According to the research, healthcare providers have filed 275,000 claims to a federal arbitration procedure established by the bill to independently adjudicate conflicts between plans and providers – about ten times what the government projected.

While praising the bill's effectiveness in preventing surprise bills thus far, David Merritt, senior vice president of policy and advocacy for the BCBSA, expressed concern in a press release: "The tens of thousands of arbitration claims filed by providers clearly demonstrate that more needs to be done to ensure that they don't abuse the system for their financial gain."

Meanwhile, analysts are waiting to see how successful the measure would be in the long run.

"It's challenging to determine whether the law is actually being implemented because the issue is whether consumers aren't getting surprised bills," says Patricia Kelmar, director of health care campaigns at the United States Public Interest Research Groups, a national federation of consumer advocacy organizations. "It's difficult to quantify an event like a surprise bill since it's not meant to happen in the first place."

Low consumer knowledge of the additional safeguards adds to analysts' skepticism about the law's effectiveness. According to a June Morning Consult research, only 16% of respondents had seen, read, or heard anything about the No Surprises Act. Consumers unaware of the law are also unaware of their rights if providers and insurers fail to comply.

The law's complexities, including provisions that allow out-of-network costs and balance billing in some cases, present further concerns. "The NSA covers not everything that patients perceive to be a surprise cost," says Loren Adler, associate director of the University of Southern California-Brookings Schaeffer Initiative for Health Policy. Urgent care, for example, is not covered by the law's emergency care safeguards.


Is The New Law Effective?

It may be too soon to assess the effectiveness of the new consumer safeguards, and federal agencies are not disclosing numbers. The Centers for Medicare and Medicaid Services, or CMS, and the Department of Health and Human Services did not reply to requests for information on consumer complaints of No Surprises Act breaches.

"It's difficult to say," says Karen Pollitz, senior fellow and co-director of the Program on Patient and Consumer Protections at KFF, a health care news, and policy organization. "If an error is made, it is up to the consumer to figure out what to do next, which is not how it should have worked."

Other commentators are pleased with the overall success of the law. "The No Surprises Act is doing fairly well," adds Adler. "It doesn't solve every problem in the healthcare system, and there are still a few sources of unexpected expenses."

"The law is fantastic, and the administration should keep rolling it out until it is fully implemented," Kelmar adds.

What To Do If You Get A Surprise Bill

What do you think about a provider fee that is much higher than the in-network coverage provided by your plan? You may require assistance in determining the nature of the charge. "This might be an error, or providers could still be trying to benefit from sending a balance charge," Kelmar explains.

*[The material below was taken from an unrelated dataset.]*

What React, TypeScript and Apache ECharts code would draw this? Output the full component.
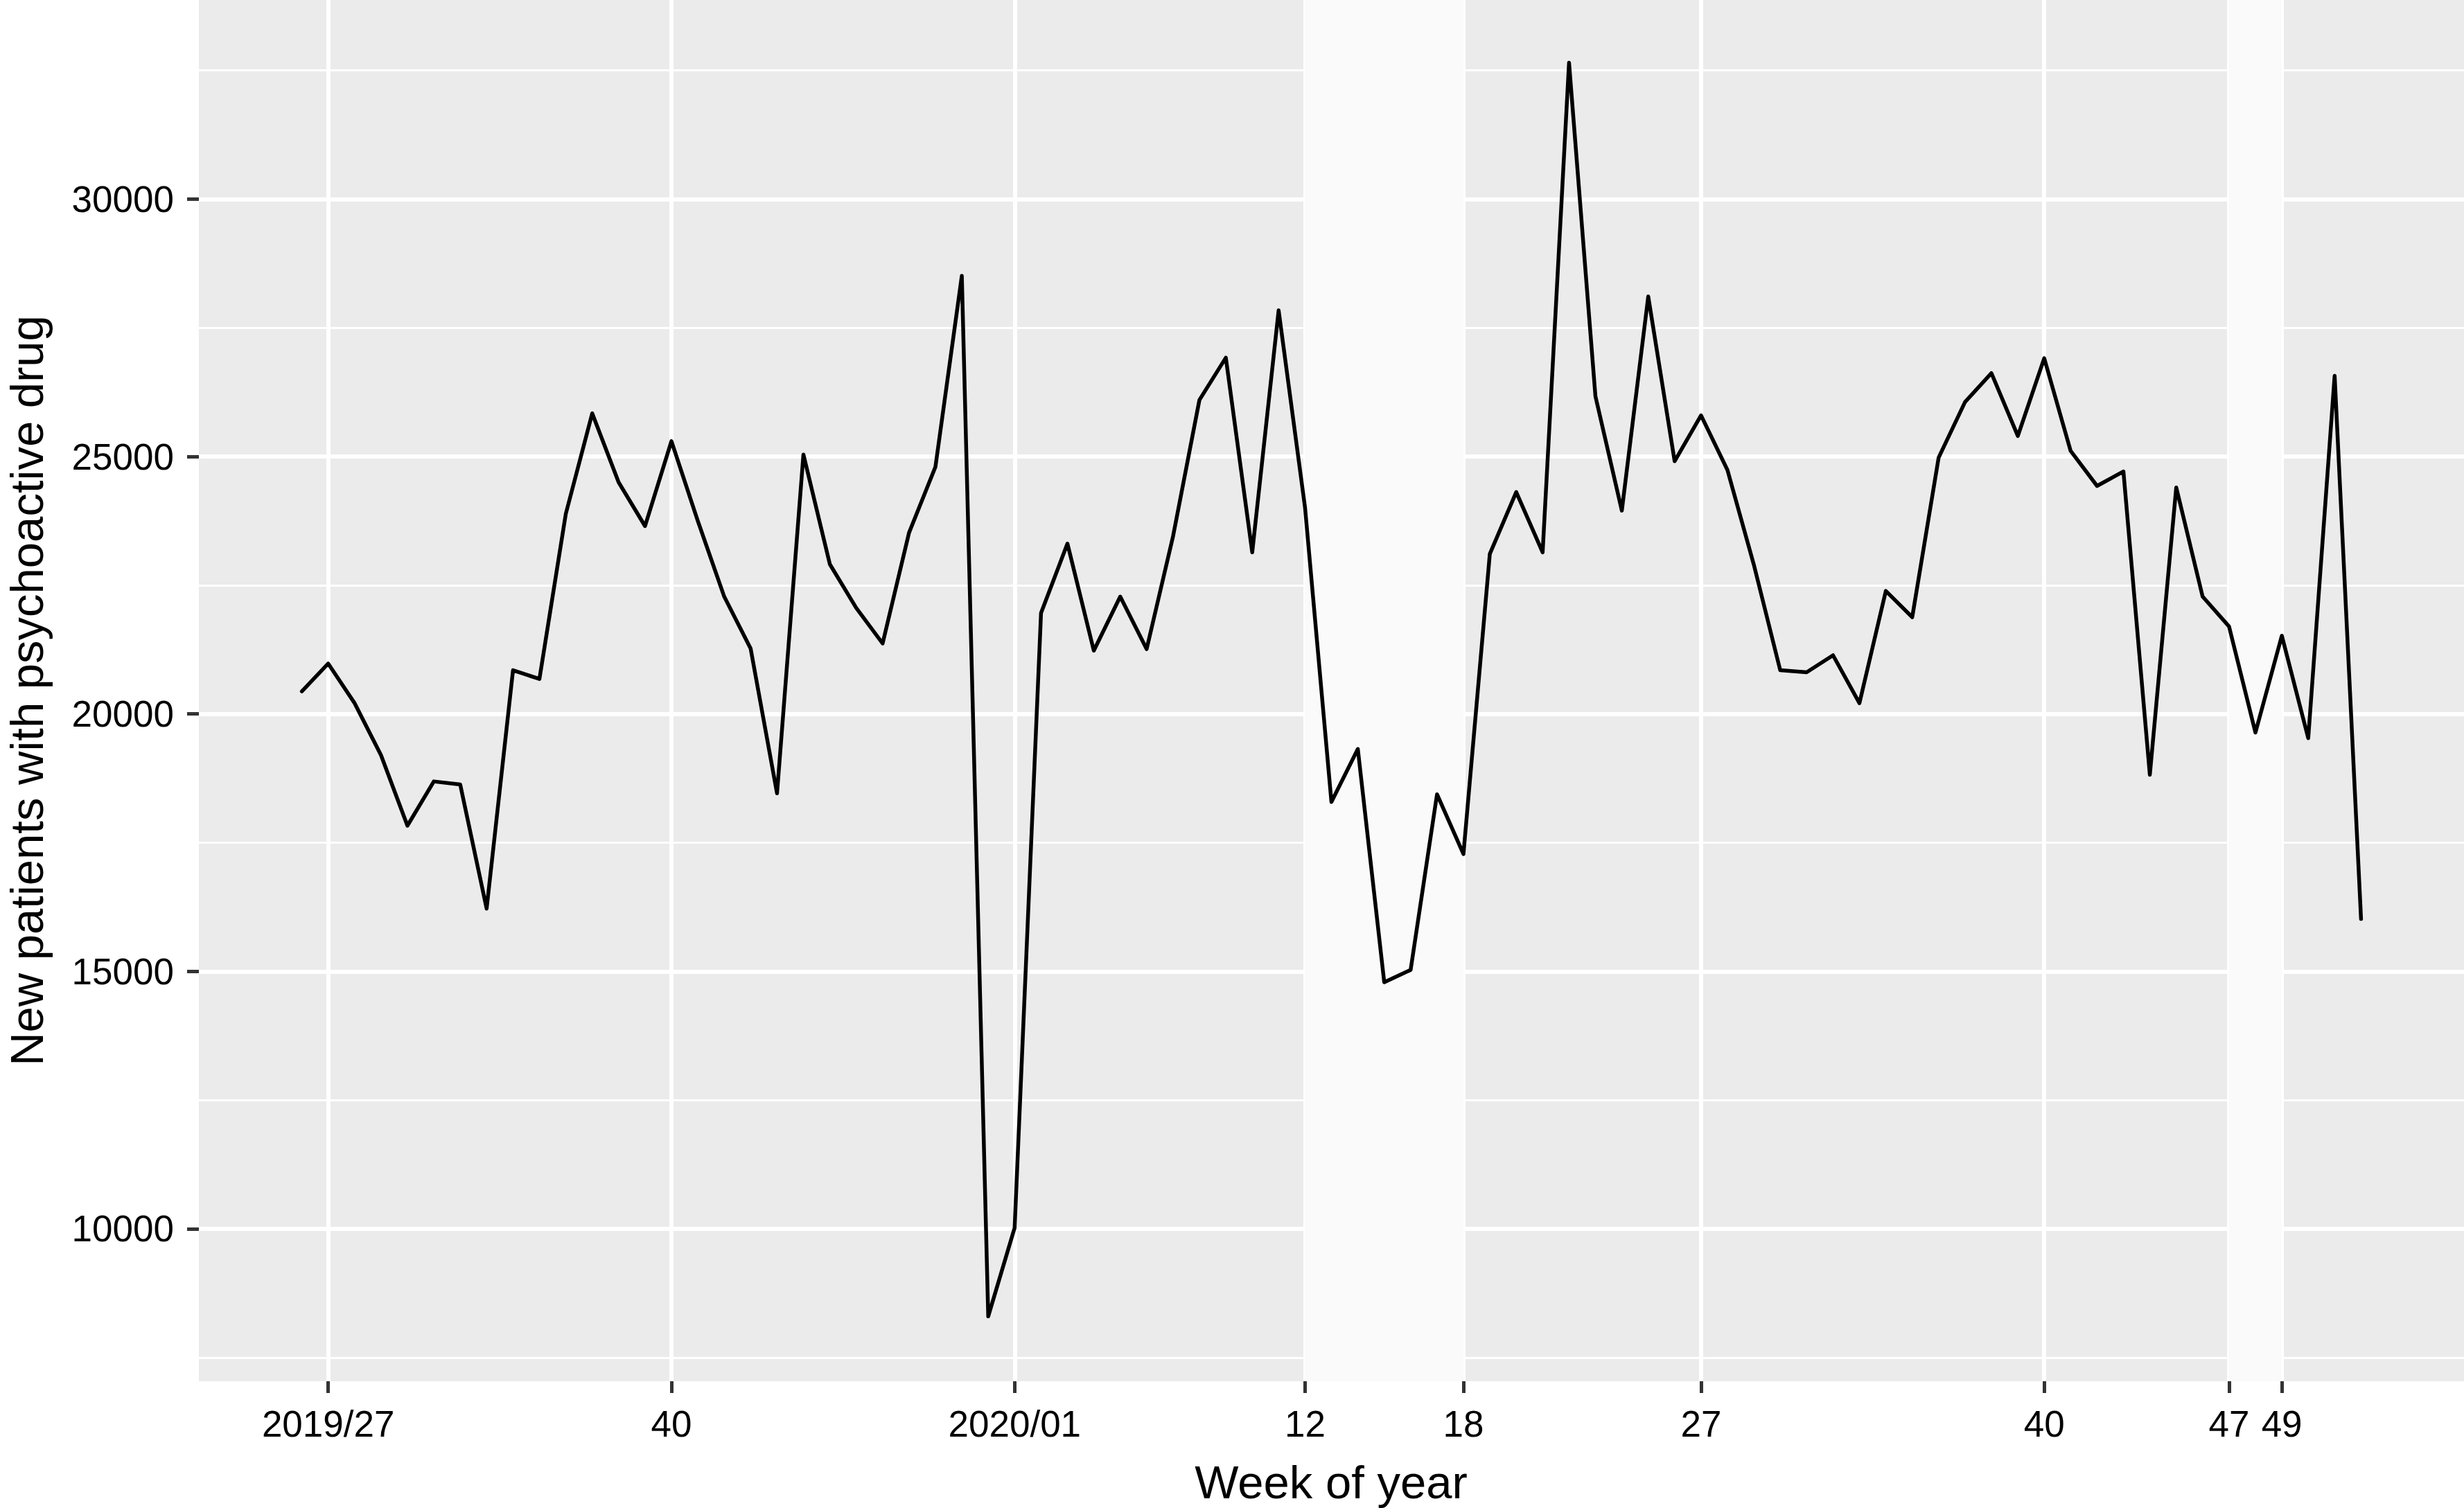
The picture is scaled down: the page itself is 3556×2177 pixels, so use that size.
import React, { useEffect, useRef } from 'react';
import * as echarts from 'echarts';

// Week of year (ISO week), one point per week
const weeks = [
  '2019/26', '2019/27', '2019/28', '2019/29', '2019/30', '2019/31', '2019/32', '2019/33', '2019/34',
  '2019/35', '2019/36', '2019/37', '2019/38', '2019/39', '2019/40', '2019/41', '2019/42', '2019/43',
  '2019/44', '2019/45', '2019/46', '2019/47', '2019/48', '2019/49', '2019/50', '2019/51', '2019/52',
  '2020/01', '2020/02', '2020/03', '2020/04', '2020/05', '2020/06', '2020/07', '2020/08', '2020/09',
  '2020/10', '2020/11', '2020/12', '2020/13', '2020/14', '2020/15', '2020/16', '2020/17', '2020/18',
  '2020/19', '2020/20', '2020/21', '2020/22', '2020/23', '2020/24', '2020/25', '2020/26', '2020/27',
  '2020/28', '2020/29', '2020/30', '2020/31', '2020/32', '2020/33', '2020/34', '2020/35', '2020/36',
  '2020/37', '2020/38', '2020/39', '2020/40', '2020/41', '2020/42', '2020/43', '2020/44', '2020/45',
  '2020/46', '2020/47', '2020/48', '2020/49', '2020/50', '2020/51', '2020/52',
];

// New patients with psychoactive drug, per week
const newPatients = [
  20440, 20980, 20210, 19200, 17830, 18690, 18630, 16220, 20850,
  20680, 23890, 25840, 24500, 23650, 25300, 23750, 22280, 21270,
  18460, 25040, 22910, 22060, 21370, 23520, 24800, 28510, 8300,
  10020, 21960, 23310, 21230, 22280, 21260, 23450, 26100, 26920,
  23140, 27840, 24010, 18290, 19320, 14790, 15030, 18440, 17280,
  23110, 24310, 23140, 32650, 26170, 23950, 28110, 24910, 25800,
  24740, 22900, 20850, 20810, 21140, 20210, 22390, 21880, 24980,
  26060, 26620, 25400, 26910, 25110, 24430, 24710, 18820, 24400,
  22280, 21700, 19640, 21520, 19530, 26570, 16020,
];

// x-axis breaks and their labels
const tickWeeks = ['2019/27', '2019/40', '2020/01', '2020/12', '2020/18', '2020/27', '2020/40', '2020/47', '2020/49'];
const tickLabels = ['2019/27', '40', '2020/01', '12', '18', '27', '40', '47', '49'];

// y-axis breaks
const yMajorTicks = [10000, 15000, 20000, 25000, 30000];
const yMinorTicks = [7500, 12500, 17500, 22500, 27500, 32500];

// highlighted periods
const shadedPeriods = [
  ['2020/12', '2020/18'],
  ['2020/47', '2020/49'],
];

const FONT = '"Liberation Sans", Arial, Helvetica, sans-serif';

export default function App() {
  const ref = useRef<HTMLDivElement>(null);

  useEffect(() => {
    if (!ref.current) return;
    const chart = echarts.init(ref.current, null, { renderer: 'svg' });
    const pos = (w: string) => weeks.indexOf(w);
    const tickPos = tickWeeks.map(pos);
    const n = weeks.length - 1;
    const xPad = n * 0.05;

    const option: any = {
      animation: false,
      backgroundColor: '#FFFFFF',
      grid: {
        left: 287,
        right: 0,
        top: 0,
        bottom: 183,
        show: true,
        backgroundColor: '#EBEBEB',
        borderWidth: 0,
        borderColor: 'transparent',
        containLabel: false,
        outerBoundsMode: 'none',
      },
      xAxis: {
        type: 'value',
        min: -xPad,
        max: n + xPad,
        axisLine: { show: false, onZero: false },
        axisTick: {
          show: true,
          customValues: tickPos,
          length: 17,
          lineStyle: { color: '#333333', width: 5 },
        },
        axisLabel: {
          show: true,
          customValues: tickPos,
          margin: 35,
          fontSize: 53,
          fontFamily: FONT,
          color: '#000000',
          formatter: (v: number) => {
            const k = tickPos.indexOf(Math.round(v));
            return k >= 0 ? tickLabels[k] : '';
          },
        },
        splitLine: { show: true, lineStyle: { color: '#FFFFFF', width: 6 } },
      },
      yAxis: [
        {
          type: 'value',
          min: 7040,
          max: 33868,
          position: 'left',
          axisLine: { show: false, onZero: false },
          axisTick: {
            show: true,
            customValues: yMajorTicks,
            length: 17,
            lineStyle: { color: '#333333', width: 5 },
          },
          axisLabel: {
            show: true,
            customValues: yMajorTicks,
            margin: 36,
            fontSize: 53,
            fontFamily: FONT,
            color: '#000000',
            formatter: (v: number) => String(v),
          },
          splitLine: { show: true, lineStyle: { color: '#FFFFFF', width: 6 } },
        },
        {
          type: 'value',
          min: 7040,
          max: 33868,
          position: 'right',
          axisLine: { show: false, onZero: false },
          axisTick: { show: false, customValues: yMinorTicks },
          axisLabel: { show: false, customValues: yMinorTicks },
          splitLine: { show: true, lineStyle: { color: '#FFFFFF', width: 3 } },
        },
      ],
      graphic: [
        {
          type: 'text',
          x: 1921,
          y: 2139,
          style: {
            text: 'Week of year',
            fontSize: 67,
            fontFamily: FONT,
            fill: '#000000',
            align: 'center',
            verticalAlign: 'middle',
          },
        },
        {
          type: 'text',
          x: 38,
          y: 997,
          rotation: Math.PI / 2,
          style: {
            text: 'New patients with psychoactive drug',
            fontSize: 67,
            fontFamily: FONT,
            fill: '#000000',
            align: 'center',
            verticalAlign: 'middle',
          },
        },
      ],
      series: [
        {
          type: 'line',
          xAxisIndex: 0,
          yAxisIndex: 0,
          data: newPatients.map((v, i) => [i, v]),
          showSymbol: false,
          symbol: 'none',
          z: 3,
          lineStyle: { color: '#000000', width: 5.5, cap: 'round', join: 'round' },
          markArea: {
            silent: true,
            itemStyle: { color: '#FAFAFA', opacity: 1 },
            data: shadedPeriods.map(([a, b]) => [{ xAxis: pos(a) }, { xAxis: pos(b) }]),
          },
        },
      ],
    };

    chart.setOption(option);
    return () => chart.dispose();
  }, []);

  return (
    <div
      ref={ref}
      style={{ position: 'absolute', left: 0, top: 0, width: 3556, height: 2177 }}
    />
  );
}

It's critical to understand that CMS has two systems in place for customers who dispute provider bills:

•You can file a complaint if you have health insurance and feel you are being charged more than your plan's in-network rate for doctors or services covered under the No Surprises Act.

•You can challenge a bill if you are uninsured or choose not to utilize your insurance and the provider charged more than $400 over their estimate.

Your state picked one way of enforcement under the No Surprises Act:

•Some states handle their own law enforcement.

•Other states delegate enforcement to federal authorities

•Other states work with federal authorities to enforce laws.

The No Surprises Help Desk should be able to answer your questions about how enforcement works in your state.

"If you get an unexpected bill from a provider, your first option is your insurance; they are at risk of losing their license if they don't cooperate," Adler recommends.

Pollitz suggests another route: state consumer assistance programs or other state or federal institutions that assist customers with insurance issues. "Consumers should contact whomever they believe can assist them," she advises.